Sammy on Taxes – And a Response by Cactus

Sammy sent me the following post

The most common explanation for supply-side economics is that cutting tax rates results in higher tax collections via increased economic growth. But could there be another, microeconomic, mechanism as well?

Here is Arthur B Laffer in WSJ “Tax Threat to Prosperity”:

Over the past 30 years, the U.S. has seen large changes in income tax rates as well as other tax rates. And, as would be expected, the budgetary implications of these tax changes have once again become a hotly debated partisan issue.

But missing from the discussion are the huge differences in how the top 1% of income earners respond to changes in tax rates versus, say, the bottom 75% or 80% of taxpayers — the so-called middle class and lowest income groups. The “rich” quite simply are not like the rest of us. (italics mine).
…the very highest income earners are and have always been able to vary their reported income and thus control the amount of taxes they pay. Whether through tax shelters, deferrals, gifts, write-offs, cross income mobility or any of a number of other measures, the effective average tax rate barely budges. But this group’s total tax payments are incredibly volatile.

In other words, lowering marginal tax rates at the upper end results in higher tax collections by reducing incentives for tax avoidance. When evaluating tax shelters a major variable is “Marginal Tax Rate.” The lower that number is the more likely they are to ship the money to the government.

If there is anything worse for economic growth than high taxes, it is shifting resources to non-economic tax shelters.

(There is a PhD dissertation waiting to be written on the effect of taxation (ie. 1031 exchange) on the real estate bubble).

This was by Sammy.

Here’s my response, fwiw. Regular readers know I worked for a year at what is now one of the Big 4 accounting firms – it was my first job after grad school and I really didn’t like it at all. But I learned a lot about how the world works. And once I figured out what the company really did, I really wasn’t able to do my job very well.

Let me tell you a purely hypothetical story. The partner to whom I indirectly reported was what was known in the firm’s parlance as a POGI – a Partner of Great Importance – to be distinguished from a PONI – a Partner of No Importance. One day, he gave a presentation to all of us who reported to him (plus a lot of people that didn’t). In the meeting, he told us about a, well, I’ll call it a plan, enacted for a Major Hypothetical Client. Major Hypothetical Client was and continues to be a household name in pretty much any country in the world other than North Korea, and if I had to guess, one of the ten or so most recognizable brands in the world. Major Client makes products that, from what I can tell, are no better or worse than the products made by its competitors, but when the Major Hypothetical Client’s name and logo are slapped on these products, they increase in value five-fold. Sometimes more. At least that seems to be the premium customers are willing to pay for that name and logo.

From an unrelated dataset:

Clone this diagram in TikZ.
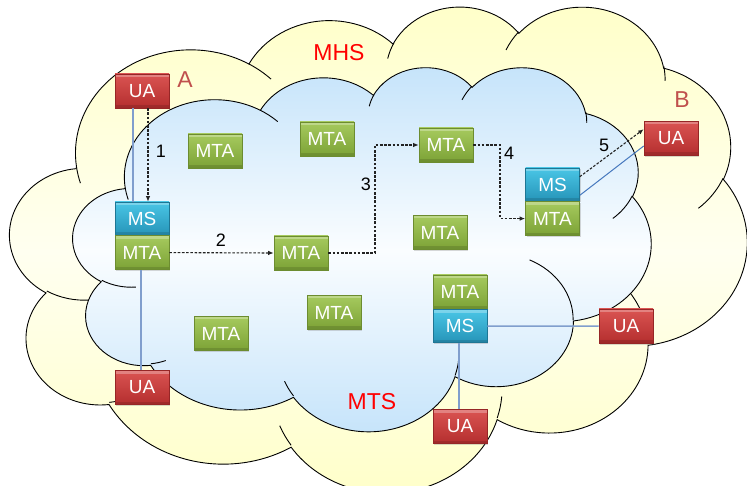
\documentclass[tikz,border=0pt]{standalone}
\usepackage{fontspec}
\setmainfont{Liberation Sans}
\usetikzlibrary{arrows.meta,shadows}

\definecolor{mhsfillA}{RGB}{255,255,200}
\definecolor{mhsfillB}{RGB}{255,255,240}
\definecolor{mtsfillA}{RGB}{196,227,250}
\definecolor{mtsfillB}{RGB}{250,253,255}
\definecolor{uatop}{RGB}{218,84,82}
\definecolor{uabot}{RGB}{180,46,46}
\definecolor{uaedge}{RGB}{150,38,38}
\definecolor{mtatop}{RGB}{166,202,94}
\definecolor{mtabot}{RGB}{124,162,54}
\definecolor{mtaedge}{RGB}{108,140,48}
\definecolor{mstop}{RGB}{74,198,230}
\definecolor{msbot}{RGB}{38,148,184}
\definecolor{msedge}{RGB}{30,118,148}
\definecolor{linkblue}{RGB}{128,158,205}
\definecolor{linkdark}{RGB}{70,120,190}
\definecolor{labelred}{RGB}{255,0,0}
\definecolor{labelbrown}{RGB}{192,80,77}
\definecolor{flowgrey}{RGB}{35,35,35}

% elliptical arc given by a visual start angle and sweep (converted to parametric angles)
\newcommand\cloudarc[4]{%
  \pgfextra{%
    \pgfmathparse{(#3)+atan(((#1)-(#2))*sin(#3)*cos(#3)/((#2)*cos(#3)*cos(#3)+(#1)*sin(#3)*sin(#3)))}%
    \xdef\cloudarcS{\pgfmathresult}%
    \pgfmathparse{(#3)+(#4)+atan(((#1)-(#2))*sin((#3)+(#4))*cos((#3)+(#4))/((#2)*cos((#3)+(#4))*cos((#3)+(#4))+(#1)*sin((#3)+(#4))*sin((#3)+(#4))))}%
    \xdef\cloudarcE{\pgfmathresult}%
  }%
  arc[start angle=\cloudarcS, end angle=\cloudarcE, x radius=#1, y radius=#2]%
}

% cloud outline in a 100 x 100 box
\newcommand\cloudoutline{%
  (9.0278,33.2639)
  \cloudarc{15.6319}{21.2731}{-190.4875}{123.7805}
  \cloudarc{12.3449}{16.8218}{-144.1024}{89.9452}
  \cloudarc{10.1042}{13.7616}{-145.8079}{99.7230}
  \cloudarc{11.2431}{15.2662}{-130.9861}{117.2417}
  \cloudarc{12.3449}{16.8356}{-78.7089}{109.0269}
  \cloudarc{15.6829}{21.3426}{-46.2673}{130.2690}
  \cloudarc{13.3912}{18.2106}{0.6250}{114.0333}
  \cloudarc{15.6296}{21.3310}{22.4516}{115.1726}
  \cloudarc{17.8704}{24.4051}{66.2426}{75.7110}
  \cloudarc{10.0926}{13.6991}{-274.9421}{146.7356}
  \cloudarc{10.0579}{13.7616}{-246.8285}{152.5189}
  -- cycle}

% inner creases of the cloud bumps
\newcommand\cloudcreases{%
  (10.8634,60.5949) \cloudarc{10.0579}{13.7616}{86.7420}{26.4295}
  (16.0370,80.7847) \cloudarc{10.0926}{13.6991}{73.6105}{11.4475}
  (38.1435,90.4861) \cloudarc{15.6296}{21.3310}{137.6242}{14.0811}
  (66.7292,80.4421) \cloudarc{15.6296}{21.3310}{6.4533}{15.9984}
  (79.0023,53.1343) \cloudarc{13.3912}{18.2106}{-70.2924}{70.9174}
  (96.7546,35.5417) \cloudarc{12.3449}{16.8356}{30.3180}{27.7515}
  (88.7130,12.5602) \cloudarc{11.2431}{15.2662}{-13.7443}{14.8589}
  (67.3102,9.1481) \cloudarc{11.2431}{15.2662}{-149.1815}{18.1954}
  (51.2523,10.9259) \cloudarc{10.1042}{13.7616}{-163.4943}{17.6864}
  (32.4074,12.0185) \cloudarc{15.6319}{21.2731}{-66.7070}{12.3194}
  (9.5532,36.5486) \cloudarc{15.6319}{21.2731}{157.6544}{11.8582}}

\tikzset{
  cloudline/.style={draw=black, line width=0.9pt},
  box/.style={minimum width=54pt, minimum height=34pt, inner sep=0pt, text=white,
    font=\fontsize{19}{19}\selectfont, line width=0.6pt,
    drop shadow={shadow xshift=1.2pt, shadow yshift=-1.5pt, opacity=0.3},
    path picture={
      \fill[white, opacity=0.28] (path picture bounding box.north west) rectangle ([yshift=-3pt]path picture bounding box.north east);
      \fill[black, opacity=0.12] ([yshift=3pt]path picture bounding box.south west) rectangle (path picture bounding box.south east);
    }},
  uabox/.style={box, draw=uaedge, top color=uatop, bottom color=uabot},
  mtabox/.style={box, draw=mtaedge, top color=mtatop, bottom color=mtabot},
  msbox/.style={box, minimum height=33pt, draw=msedge, top color=mstop, bottom color=msbot},
  link/.style={draw=linkblue, line width=1.5pt},
  flow/.style={draw=flowgrey, line width=1.1pt, dash pattern=on 2.6pt off 1.6pt,
    -{Latex[length=5.5pt, width=4.5pt]}},
  areaname/.style={text=labelred, font=\fontsize{23}{23}\selectfont},
  partyname/.style={text=labelbrown, font=\fontsize{23}{23}\selectfont},
  stepno/.style={text=black, font=\fontsize{18}{18}\selectfont},
}

\begin{document}
\begin{tikzpicture}[x=1pt, y=-1pt]
\useasboundingbox (0,0) rectangle (747,486);
\fill[white] (0,0) rectangle (747,486);

% MHS cloud
\begin{scope}[shift={(10,5.5)}, x=1cm, y=1cm, xscale=0.259025, yscale=-0.170810]
  \path[cloudline, top color=mhsfillA, bottom color=mhsfillA, middle color=mhsfillB] \cloudoutline;
  \draw[line width=0.9pt] \cloudcreases;
\end{scope}

% MTS cloud
\begin{scope}[shift={(73,66.5)}, x=1cm, y=1cm, xscale=0.203143, yscale=-0.127931]
  \path[cloudline, top color=mtsfillA, bottom color=mtsfillA, middle color=mtsfillB] \cloudoutline;
  \draw[line width=0.9pt] \cloudcreases;
\end{scope}

% user agents, message stores and transfer agents
\node[uabox] (uaA) at (142,91) {UA};
\node[msbox] (msA) at (142,218.5) {MS};
\node[mtabox, anchor=north] (mtaA) at (msA.south) {MTA};
\node[uabox] (uaC) at (142,387.5) {UA};

\node[mtabox] (mta1) at (215,151) {MTA};
\node[mtabox] (mta2) at (327,139) {MTA};
\node[mtabox] (mta3) at (446,145) {MTA};
\node[mtabox] (mta4) at (440,232.5) {MTA};
\node[mtabox] (mta5) at (301,253) {MTA};
\node[mtabox] (mta6) at (221,333.5) {MTA};
\node[mtabox] (mta7) at (334,312.5) {MTA};

\node[msbox] (msB) at (552.5,184.5) {MS};
\node[mtabox, anchor=north] (mtaB) at (msB.south) {MTA};
\node[uabox] (uaB) at (671,138.5) {UA};

\node[mtabox] (mtaC) at (460,292) {MTA};
\node[msbox, anchor=north] (msC) at (mtaC.south) {MS};
\node[uabox] (uaD) at (626,326) {UA};
\node[uabox] (uaE) at (460,426.5) {UA};

% access links
\draw[link] ([xshift=-9pt]uaA.south) -- ([xshift=-9pt]msA.north);
\draw[link] ([xshift=-1pt]mtaA.south) -- ([xshift=-1pt]uaC.north);
\draw[link] (msC.east) -- (uaD.west);
\draw[link] ([xshift=-1pt]msC.south) -- ([xshift=-1pt]uaE.north);
\draw[draw=linkdark, line width=1pt] ([yshift=6pt]msB.south east) -- ([yshift=-7.5pt]uaB.west);

% message route
\coordinate (turn3) at (375,0);
\coordinate (turn4) at (500,0);
\draw[flow] ([xshift=6pt]uaA.south) -- ([xshift=6pt]msA.north);
\draw[flow] (mtaA.east) -- (mta5.west);
\draw[flow] (mta5.east) -- (mta5.east -| turn3) -- (mta3.west -| turn3) -- (mta3.west);
\draw[flow] (mta3.east) -- (mta3.east -| turn4) -- (mtaB.west -| turn4) -- (mtaB.west);
\draw[flow] ([yshift=-9pt]msB.north east) -- ([yshift=-8pt]uaB.north west);

% labels
\node[areaname] (mhs) at (339,53) {MHS};
\node[areaname] (mts) at (372,402) {MTS};
\node[partyname] (lblA) at (185,80) {A};
\node[partyname] (lblB) at (682,100) {B};
\node[stepno] (s1) at (161,151) {1};
\node[stepno] (s2) at (221,240) {2};
\node[stepno] (s3) at (366,184) {3};
\node[stepno] (s4) at (509,153) {4};
\node[stepno] (s5) at (604,145) {5};
\end{tikzpicture}
\end{document}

Anyway, the plan, and I repeat that this story is purely hypothetical, was more or less the following – part ownership of the logo was transferred to Major Hypothetical Company of Bermuda (or the Bahamas or some tax shelter in the Caribbean) through some convoluted scheme that involved payments being made back and forth between the parent company and the sub, but in such a way that the net of those payments equaled zero. But… because in the tax shelter taxes were essentially zero (and why not – the subsidiary was nothing more than a post office box so any income received by the tax shelter country was free), Major Hypothetical Client was now able to make a substantial part of its income subject to an infinitesimal tax. Total cost cost: whatever fees they paid their accounting firm.

The group that serviced High Net Worth individuals was down the hall, and I heard they did similar things for their clients. Which means… say you’re the heir to a large fortune. You have a trust fund that generates $20 million a year. You have two options:

1. Pay one of the big accounting firms a fee (say, $100,000 a year) and see your income essentially exempt from taxes
2. Don’t use these tax avoidance schemes and pay taxes like anyone else

If you’re the sort of person who is willing to use these tax avoidance schemes – and I would hazard to guess that not that many people in that situation are not – how low do tax rates have to be in order that you do not engage in those schemes? The answer: half a percent. Guess how low tax rates would have to be for someone making $200 million a year not to use the same schemes.

So… if the approach is to count on the goodwill of people who would otherwise employ those who can use what I like to think of as legalized fraud, Laffer is essentially arguing not only for a regressive tax system, but a very, very regressive tax system.

A better approach – end all these loopholes. All of them.